§ Task goal:
Each record below should be output verbatim, without pictures.

§ Available records:
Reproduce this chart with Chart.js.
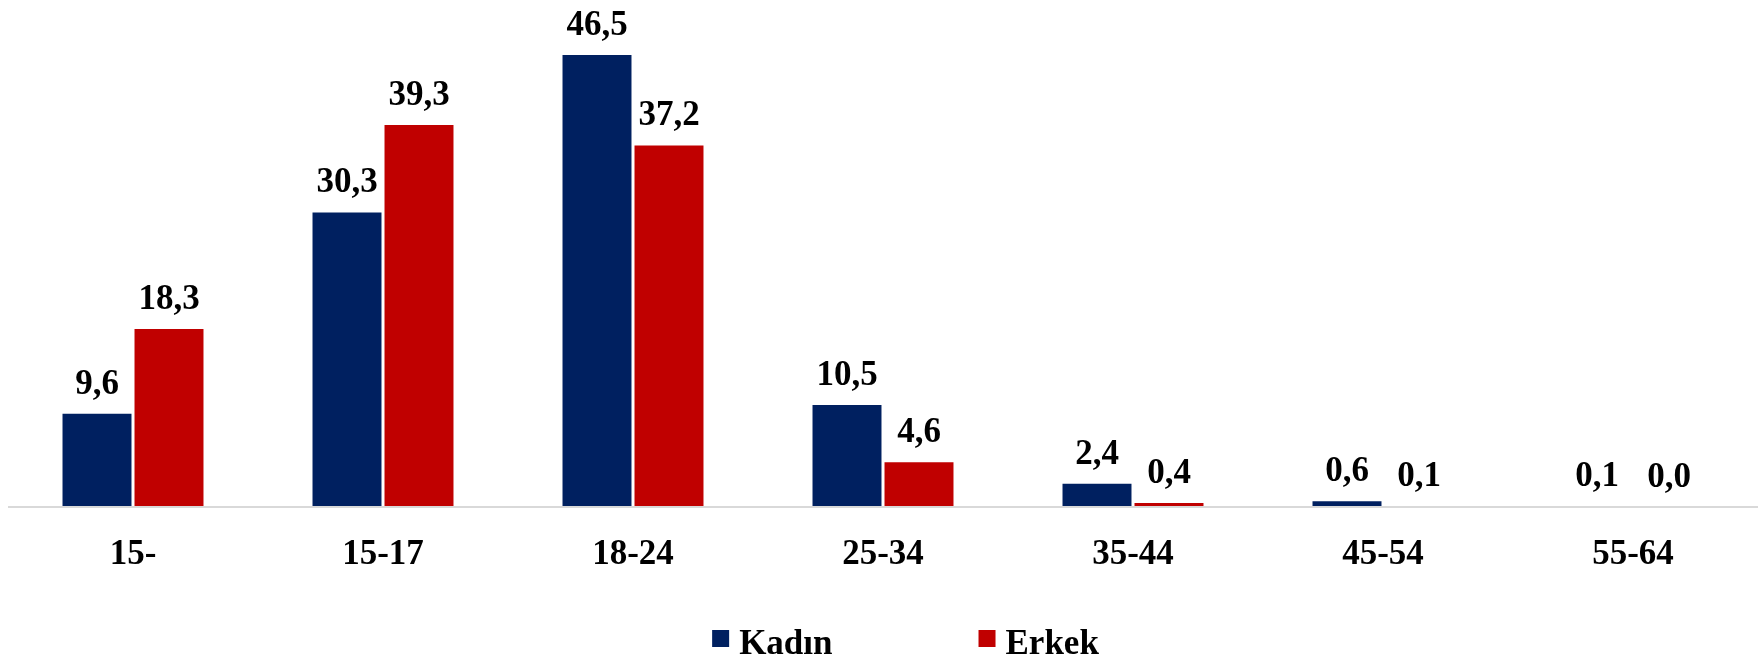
<!DOCTYPE html>
<html>
<head>
<meta charset="utf-8">
<script src="https://cdn.jsdelivr.net/npm/chart.js@4/dist/chart.umd.min.js"></script>
<style>
  html, body { margin: 0; padding: 0; background: #fff; }
  #wrap { width: 1763px; height: 663px; }
</style>
</head>
<body>
<div id="wrap"><canvas id="canvas"></canvas></div>
<script>
/* Data */
const ageGroups = ["15-", "15-17", "18-24", "25-34", "35-44", "45-54", "55-64"];
const kadin = [9.6, 30.3, 46.5, 10.5, 2.4, 0.6, 0.1];
const erkek = [18.3, 39.3, 37.2, 4.6, 0.4, 0.1, 0.0];
const seriesNames = ["Kadın", "Erkek"];
const seriesColors = ["#002060", "#C00000"];

const fontFamily = "'Liberation Serif', 'Times New Roman', serif";

/* Axis line on top of the bars + value labels above each bar */
const barLabels = {
  id: "barLabels",
  afterDatasetsDraw(chart) {
    const ctx = chart.ctx;
    const area = chart.chartArea;
    const y0 = chart.scales.y.getPixelForValue(0);
    ctx.save();
    ctx.strokeStyle = "#d9d9d9";
    ctx.lineWidth = 2;
    ctx.beginPath();
    ctx.moveTo(area.left, y0);
    ctx.lineTo(area.right, y0);
    ctx.stroke();

    ctx.font = "bold 35px " + fontFamily;
    ctx.fillStyle = "#000";
    ctx.textAlign = "center";
    ctx.textBaseline = "alphabetic";
    chart.data.datasets.forEach((ds, i) => {
      chart.getDatasetMeta(i).data.forEach((bar, j) => {
        let txt = ds.data[j].toFixed(1).replace(".", ",");
        ctx.fillText(txt, bar.x, bar.y - 20);
      });
    });
    ctx.restore();
  },
};

/* Legend at the bottom */
const bottomLegend = {
  id: "bottomLegend",
  afterDraw(chart) {
    const ctx = chart.ctx;
    ctx.save();
    ctx.font = "bold 35px " + fontFamily;
    ctx.textBaseline = "alphabetic";
    const box = 17;
    const gap = 10;
    const spacing = 146;
    let widths = chart.data.datasets.map((ds) => box + gap + ctx.measureText(ds.label).width);
    let total = widths.reduce((a, b) => a + b, 0) + spacing;
    let x = chart.width / 2 + 24 - total / 2;
    chart.data.datasets.forEach((ds, i) => {
      ctx.fillStyle = ds.backgroundColor;
      ctx.fillRect(x, 630, box, box);
      ctx.fillStyle = "#000";
      ctx.fillText(ds.label, x + box + gap, 654);
      x += widths[i] + spacing;
    });
    ctx.restore();
  },
};

const ctx = document.getElementById("canvas").getContext("2d");
window.myChart = new Chart(ctx, {
  type: "bar",
  data: {
    labels: ageGroups,
    datasets: [
      {
        label: seriesNames[0],
        data: kadin,
        backgroundColor: seriesColors[0],
        barPercentage: 0.958,
        categoryPercentage: 0.576,
      },
      {
        label: seriesNames[1],
        data: erkek,
        backgroundColor: seriesColors[1],
        barPercentage: 0.958,
        categoryPercentage: 0.576,
      },
    ],
  },
  options: {
    responsive: true,
    maintainAspectRatio: false,
    animation: false,
    layout: {
      padding: { top: 21, left: 8, right: 5, bottom: 60 },
    },
    plugins: {
      legend: { display: false },
      tooltip: { enabled: false },
    },
    scales: {
      x: {
        grid: { display: false, drawTicks: false },
        border: { display: false },
        ticks: {
          color: "#000",
          padding: 27,
          font: { family: fontFamily, size: 35, weight: "bold" },
        },
      },
      y: {
        display: false,
        beginAtZero: true,
        min: 0,
        max: 50,
      },
    },
  },
  plugins: [barLabels, bottomLegend],
});
</script>
</body>
</html>
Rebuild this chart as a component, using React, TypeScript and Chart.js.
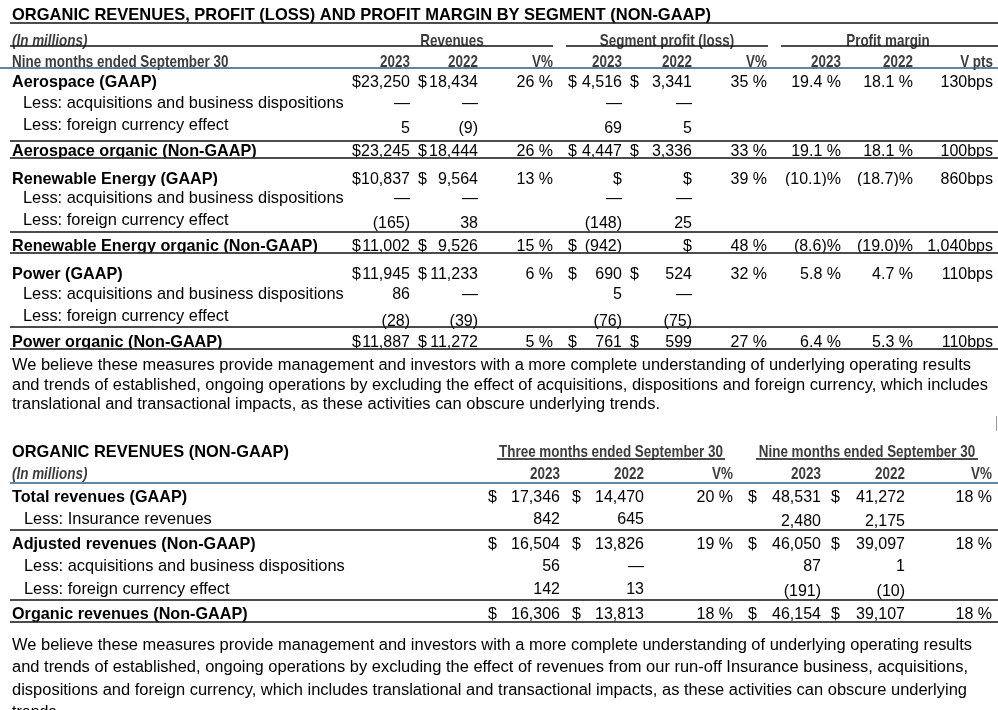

§ Final result:
Reproduce this chart with Chart.js.
<!DOCTYPE html>
<html>
<head>
<meta charset="utf-8">
<script src="https://cdn.jsdelivr.net/npm/chart.js@4/dist/chart.umd.min.js"></script>
<style>
  html, body { margin: 0; padding: 0; background: #fff; }
  #wrap { width: 1763px; height: 663px; }
</style>
</head>
<body>
<div id="wrap"><canvas id="canvas"></canvas></div>
<script>
/* Data */
const ageGroups = ["15-", "15-17", "18-24", "25-34", "35-44", "45-54", "55-64"];
const kadin = [9.6, 30.3, 46.5, 10.5, 2.4, 0.6, 0.1];
const erkek = [18.3, 39.3, 37.2, 4.6, 0.4, 0.1, 0.0];
const seriesNames = ["Kadın", "Erkek"];
const seriesColors = ["#002060", "#C00000"];

const fontFamily = "'Liberation Serif', 'Times New Roman', serif";

/* Axis line on top of the bars + value labels above each bar */
const barLabels = {
  id: "barLabels",
  afterDatasetsDraw(chart) {
    const ctx = chart.ctx;
    const area = chart.chartArea;
    const y0 = chart.scales.y.getPixelForValue(0);
    ctx.save();
    ctx.strokeStyle = "#d9d9d9";
    ctx.lineWidth = 2;
    ctx.beginPath();
    ctx.moveTo(area.left, y0);
    ctx.lineTo(area.right, y0);
    ctx.stroke();

    ctx.font = "bold 35px " + fontFamily;
    ctx.fillStyle = "#000";
    ctx.textAlign = "center";
    ctx.textBaseline = "alphabetic";
    chart.data.datasets.forEach((ds, i) => {
      chart.getDatasetMeta(i).data.forEach((bar, j) => {
        let txt = ds.data[j].toFixed(1).replace(".", ",");
        ctx.fillText(txt, bar.x, bar.y - 20);
      });
    });
    ctx.restore();
  },
};

/* Legend at the bottom */
const bottomLegend = {
  id: "bottomLegend",
  afterDraw(chart) {
    const ctx = chart.ctx;
    ctx.save();
    ctx.font = "bold 35px " + fontFamily;
    ctx.textBaseline = "alphabetic";
    const box = 17;
    const gap = 10;
    const spacing = 146;
    let widths = chart.data.datasets.map((ds) => box + gap + ctx.measureText(ds.label).width);
    let total = widths.reduce((a, b) => a + b, 0) + spacing;
    let x = chart.width / 2 + 24 - total / 2;
    chart.data.datasets.forEach((ds, i) => {
      ctx.fillStyle = ds.backgroundColor;
      ctx.fillRect(x, 630, box, box);
      ctx.fillStyle = "#000";
      ctx.fillText(ds.label, x + box + gap, 654);
      x += widths[i] + spacing;
    });
    ctx.restore();
  },
};

const ctx = document.getElementById("canvas").getContext("2d");
window.myChart = new Chart(ctx, {
  type: "bar",
  data: {
    labels: ageGroups,
    datasets: [
      {
        label: seriesNames[0],
        data: kadin,
        backgroundColor: seriesColors[0],
        barPercentage: 0.958,
        categoryPercentage: 0.576,
      },
      {
        label: seriesNames[1],
        data: erkek,
        backgroundColor: seriesColors[1],
        barPercentage: 0.958,
        categoryPercentage: 0.576,
      },
    ],
  },
  options: {
    responsive: true,
    maintainAspectRatio: false,
    animation: false,
    layout: {
      padding: { top: 21, left: 8, right: 5, bottom: 60 },
    },
    plugins: {
      legend: { display: false },
      tooltip: { enabled: false },
    },
    scales: {
      x: {
        grid: { display: false, drawTicks: false },
        border: { display: false },
        ticks: {
          color: "#000",
          padding: 27,
          font: { family: fontFamily, size: 35, weight: "bold" },
        },
      },
      y: {
        display: false,
        beginAtZero: true,
        min: 0,
        max: 50,
      },
    },
  },
  plugins: [barLabels, bottomLegend],
});
</script>
</body>
</html>
Rebuild this chart as a component, using React, TypeScript and Chart.js.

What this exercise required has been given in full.